Trophies were handed out to the best teams and individual pilots and crew chiefs for each fighter type, as well as the top performing teams in fighter integration, maintenance, weapons load, intelligence, and command and control.
“When you think about NFL football, like that level of competition, people want to win,” Getschow said. “Especially Airmen have this intrinsic drive to win. So now when you can actually codify that and put it on paper and create an awesome environment outside of that competition, I think that is where it struck everybody, not just from the competitors themselves, but the maintainers that are getting the jets ready, or the logistics guys that are bringing hundreds of trucks to make this happen, knowing, ‘If any of us fail, this might mean our wing fails.’”

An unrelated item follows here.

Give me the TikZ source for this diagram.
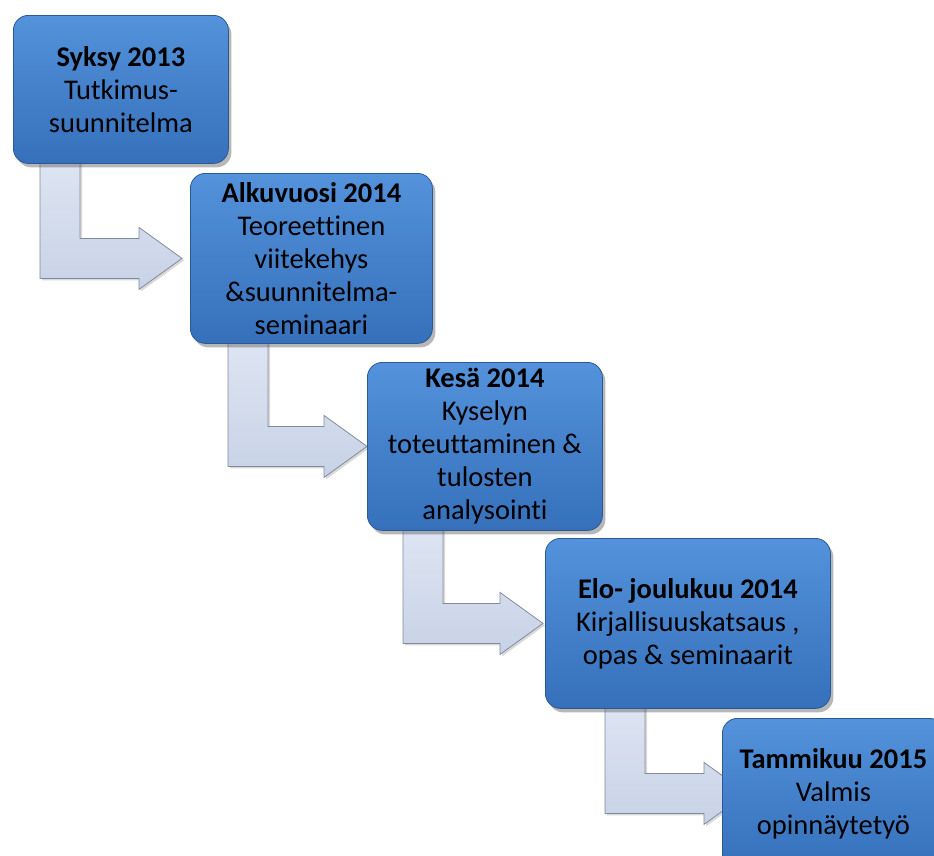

Beyon the competition, organizers also wanted to use the revival as a chance to celebrate the Air Force and engage with the public.
More than 100 distinguished visitors observed the meet, said Getschow, and participating Airmen could attend keynote and panel discussions with notable Air Force figures like former Chief of Staff Gen. T. Michael Moseley; retired Col. Cesar Rodriguez, who scored three air-to-air kills in his career; and retired Lt. Col. James Harvey III, a Tuskegee Airman who was part of the winning team at the first-ever gunnery meet.
Moving forward, Getschow said he’d like to see the meet expand in 2025, with every competing wing bringing their own maintenance team and possibly an air-to-air missile shoot. At the same time, Fesler said he wants to make sure Airmen don’t become too focused on friendly competition at the expense of the mission.
Still, given how palpable and relatable competition can be, Getschow said he sees an opportunity for William Tell 2025 to capture the imagination of the public.
“I think if the country hears that we’re sending the best of the best to fight the sport of kings and see Airmen that are the tip of the spear go out and try to win, and that story can be told with the same hype and drama and suspense, I think that will inspire the American public to have a little bit more belief in the military,” he said.